Skip to content

Truncating domain for analytics referer doesn't account for all domain patterns

Describe the bug

The 'Web pages visits by source' analytics report collates domains by by truncating them at the second-last '.' character. This works for standard DOMAIN.TLD patterns, but not for all cases. For example, the standard 'TLD' for the UK is '.co.uk', so statistics are shown for "co.uk" as if it were a single site.

I'm not sure there's a benefit to dropping subdomains either. For example, blog links from 'wordpress.com' will all get collated together as well.

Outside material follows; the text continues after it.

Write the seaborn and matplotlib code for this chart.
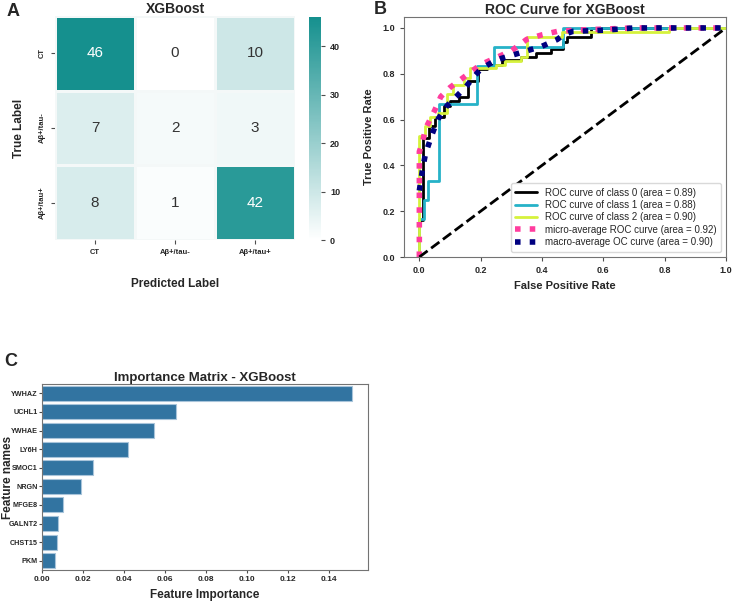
import numpy as np
import pandas as pd
import matplotlib
matplotlib.use("Agg")
import matplotlib.pyplot as plt
from matplotlib.colors import LinearSegmentedColormap
import seaborn as sns

# Confusion matrix
class_names = ["CT", "Aβ+/tau-", "Aβ+/tau+"]
conf_mat = [
    [46, 0, 10],
    [7, 2, 3],
    [8, 1, 42],
]

# ROC curves (corner points)
fpr_0 = [0, 0, 0.011, 0.011, 0.03, 0.03, 0.05, 0.05, 0.08, 0.08, 0.10, 0.10, 0.13, 0.13,
         0.16, 0.16, 0.19, 0.19, 0.22, 0.22, 0.27, 0.27, 0.33, 0.33, 0.38, 0.38, 0.43, 0.43,
         0.467, 0.467, 0.48, 0.48, 0.56, 0.56, 1.0]
tpr_0 = [0, 0.16, 0.16, 0.52, 0.52, 0.57, 0.57, 0.61, 0.61, 0.66, 0.66, 0.68, 0.68, 0.70,
         0.70, 0.77, 0.77, 0.82, 0.82, 0.84, 0.84, 0.86, 0.86, 0.875, 0.875, 0.89, 0.89, 0.91,
         0.91, 0.94, 0.94, 0.96, 0.96, 1.0, 1.0]
fpr_1 = [0, 0, 0.014, 0.014, 0.027, 0.027, 0.065, 0.065, 0.187, 0.187, 0.243, 0.243, 0.467,
         0.467, 1.0]
tpr_1 = [0, 0.167, 0.167, 0.25, 0.25, 0.333, 0.333, 0.667, 0.667, 0.833, 0.833, 0.917, 0.917,
         1.0, 1.0]
fpr_2 = [0, 0, 0.02, 0.02, 0.035, 0.035, 0.06, 0.06, 0.09, 0.09, 0.11, 0.11, 0.145, 0.145,
         0.165, 0.165, 0.25, 0.25, 0.28, 0.28, 0.33, 0.33, 0.35, 0.35, 0.466, 0.466, 0.815,
         0.815, 1.0]
tpr_2 = [0, 0.53, 0.53, 0.57, 0.57, 0.61, 0.61, 0.63, 0.63, 0.71, 0.71, 0.75, 0.75, 0.78,
         0.78, 0.825, 0.825, 0.84, 0.84, 0.855, 0.855, 0.875, 0.875, 0.962, 0.962, 0.984,
         0.984, 1.0, 1.0]
fpr_micro = [0, 0, 0.01, 0.02, 0.035, 0.05, 0.07, 0.10, 0.13, 0.16, 0.20, 0.25, 0.30, 0.35,
             0.40, 0.45, 0.50, 0.60, 0.70, 1.0]
tpr_micro = [0, 0.46, 0.50, 0.56, 0.60, 0.64, 0.70, 0.74, 0.77, 0.80, 0.84, 0.87, 0.90, 0.95,
             0.97, 0.985, 0.99, 0.995, 1.0, 1.0]
fpr_macro = [0, 0.01, 0.02, 0.04, 0.06, 0.09, 0.12, 0.15, 0.18, 0.20, 0.25, 0.30, 0.35, 0.40,
             0.45, 0.47, 0.50, 0.60, 0.70, 1.0]
tpr_macro = [0.29, 0.38, 0.45, 0.53, 0.60, 0.66, 0.70, 0.74, 0.79, 0.82, 0.86, 0.88, 0.90,
             0.92, 0.95, 0.97, 0.985, 0.99, 1.0, 1.0]
roc_labels = [
    "ROC curve of class 0 (area = 0.89)",
    "ROC curve of class 1 (area = 0.88)",
    "ROC curve of class 2 (area = 0.90)",
    "micro-average ROC curve (area = 0.92)",
    "macro-average OC curve (area = 0.90)",
]

# Feature importance
features = ["YWHAZ", "UCHL1", "YWHAE", "LY6H", "SMOC1", "NRGN", "MFGE8", "GALNT2", "CHST15", "PKM"]
importance = [0.1515, 0.0656, 0.0545, 0.0421, 0.0247, 0.0189, 0.0103, 0.0077, 0.0073, 0.0062]

sns.set_style("ticks")
plt.rcParams["font.family"] = ["Liberation Sans", "DejaVu Sans"]
plt.rcParams["axes.edgecolor"] = "0.45"
plt.rcParams["xtick.color"] = "0.3"
plt.rcParams["ytick.color"] = "0.3"
plt.rcParams["xtick.labelcolor"] = "0.15"
plt.rcParams["ytick.labelcolor"] = "0.15"
plt.rcParams["xtick.major.size"] = 3
plt.rcParams["ytick.major.size"] = 3

fig = plt.figure(figsize=(7.36, 6.01), dpi=100)

# ---- A: confusion matrix heatmap
ax_a = fig.add_axes([55 / 736, 1 - 240 / 601, 240 / 736, 224 / 601])
ax_cb = fig.add_axes([309 / 736, 1 - 240 / 601, 12 / 736, 223 / 601])
cmap = LinearSegmentedColormap.from_list("teal", ["#ffffff", "#15908e"])
df_cm = pd.DataFrame(conf_mat, index=class_names, columns=class_names)
sns.heatmap(df_cm, annot=True, fmt="d", cmap=cmap, vmin=0, vmax=46,
            linewidths=1, linecolor="#f4f8f8", ax=ax_a, cbar_ax=ax_cb,
            annot_kws={"fontsize": 11})
for t in ax_a.texts:
    if t.get_text() in ("46", "42"):
        t.set_color("white")
    else:
        t.set_color("#333333")
ax_a.set_title("XGBoost", fontsize=10, fontweight="bold", color="#262626", pad=0.5)
ax_a.set_xlabel("Predicted Label", fontsize=8.5, fontweight="bold", labelpad=16, color="#262626")
ax_a.set_ylabel("True Label", fontsize=8.5, fontweight="bold", labelpad=10, color="#262626")
ax_a.tick_params(axis="x", labelsize=5.5, rotation=0)
ax_a.tick_params(axis="y", labelsize=5.5, rotation=90)
for lab in ax_a.get_xticklabels() + ax_a.get_yticklabels():
    lab.set_fontweight("bold")
for lab in ax_a.get_yticklabels():
    lab.set_va("center")
ax_cb.tick_params(labelsize=6.5)
for lab in ax_cb.get_yticklabels():
    lab.set_fontweight("bold")

# ---- B: ROC curves
ax_b = fig.add_axes([404 / 736, 1 - 257 / 601, 322 / 736, 240.5 / 601])
ax_b.plot(fpr_0, tpr_0, color="black", lw=2, label=roc_labels[0])
ax_b.plot(fpr_1, tpr_1, color="#26b2c8", lw=2, label=roc_labels[1])
ax_b.plot(fpr_2, tpr_2, color="#d6f23c", lw=2, label=roc_labels[2])
ax_b.plot(fpr_micro, tpr_micro, color="#ff3d9e", ls=":", lw=4, label=roc_labels[3])
ax_b.plot(fpr_macro, tpr_macro, color="navy", ls=":", lw=4, label=roc_labels[4])
ax_b.plot([0, 1], [0, 1], "k--", lw=2)
ax_b.set_xlim(-0.05, 1.0)
ax_b.set_ylim(0.0, 1.05)
ax_b.set_title("ROC Curve for XGBoost", fontsize=10, fontweight="bold", color="#262626", pad=2)
ax_b.set_xlabel("False Positive Rate", fontsize=8, fontweight="bold", color="#262626")
ax_b.set_ylabel("True Positive Rate", fontsize=8, fontweight="bold", color="#262626", labelpad=6)
ax_b.tick_params(labelsize=6.5)
for lab in ax_b.get_xticklabels() + ax_b.get_yticklabels():
    lab.set_fontweight("bold")
ax_b.legend(loc="lower right", fontsize=7, handlelength=2.2, labelspacing=0.25,
            borderpad=0.5, frameon=True, framealpha=1, edgecolor="0.85")

# ---- C: feature importance
ax_c = fig.add_axes([42 / 736, 1 - 570 / 601, 326 / 736, 186 / 601])
df_imp = pd.DataFrame({"feature": features, "importance": importance})
sns.barplot(data=df_imp, x="importance", y="feature", orient="h", color="#1f77b4",
            edgecolor="#a8c4da", linewidth=0.8, ax=ax_c)
ax_c.set_xlim(0, max(importance) * 1.05)
ax_c.set_xticks(np.arange(0, 0.15, 0.02))
ax_c.set_title("Importance Matrix - XGBoost", fontsize=9.5, fontweight="bold", color="#262626", pad=1)
ax_c.set_xlabel("Feature Importance", fontsize=8.5, fontweight="bold", color="#262626", labelpad=4)
ax_c.set_ylabel("Feature names", fontsize=8.5, fontweight="bold", color="#262626")
ax_c.yaxis.set_label_coords(-28 / 326, 0.5)
ax_c.tick_params(axis="x", labelsize=6, length=2.5, pad=2)
ax_c.tick_params(axis="y", labelsize=5.2, length=2, pad=1)
for lab in ax_c.get_xticklabels() + ax_c.get_yticklabels():
    lab.set_fontweight("bold")

# panel letters
fig.text(7 / 736, 1 - 3 / 601, "A", fontsize=13, fontweight="bold", va="top")
fig.text(374 / 736, 1 - 1 / 601, "B", fontsize=13, fontweight="bold", va="top")
fig.text(4 / 736, 1 - 353 / 601, "C", fontsize=13, fontweight="bold", va="top")

fig.savefig("out.png", dpi=100)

It seems it would be better to take the whole domain value instead of "SUBSTRING_INDEX(domain, '.', -2) at https://code.castopod.org/adaures/castopod/-/blob/develop/modules/Analytics/Models/AnalyticsWebsiteByRefererModel.php#L102

Steps to reproduce

  1. Send a request to Castopod with a multi-part domain as referer (e.g. from google.co.uk).
  2. Note the 'Web pages visits by source' will show statistics for "co.uk"

Expected behaviour

The report lists unique websites as sources, including where they don't match a DOMAIN.TLD pattern.

Actual behavior

Some collated entries in the report are too general.

Context

  • Castopod: 1.6.0

Possible fixes

Just use the whole domain for the label (https://code.castopod.org/adaures/castopod/-/blob/develop/modules/Analytics/Models/AnalyticsWebsiteByRefererModel.php#L102). Or, if this is to avoid separate entries for www.DOMAIN.TLD and DOMAIN.TLD, parse for "www." specifically.

I can create a merge request, but there may have been another reason for taking this approach?

Edited by Aonrud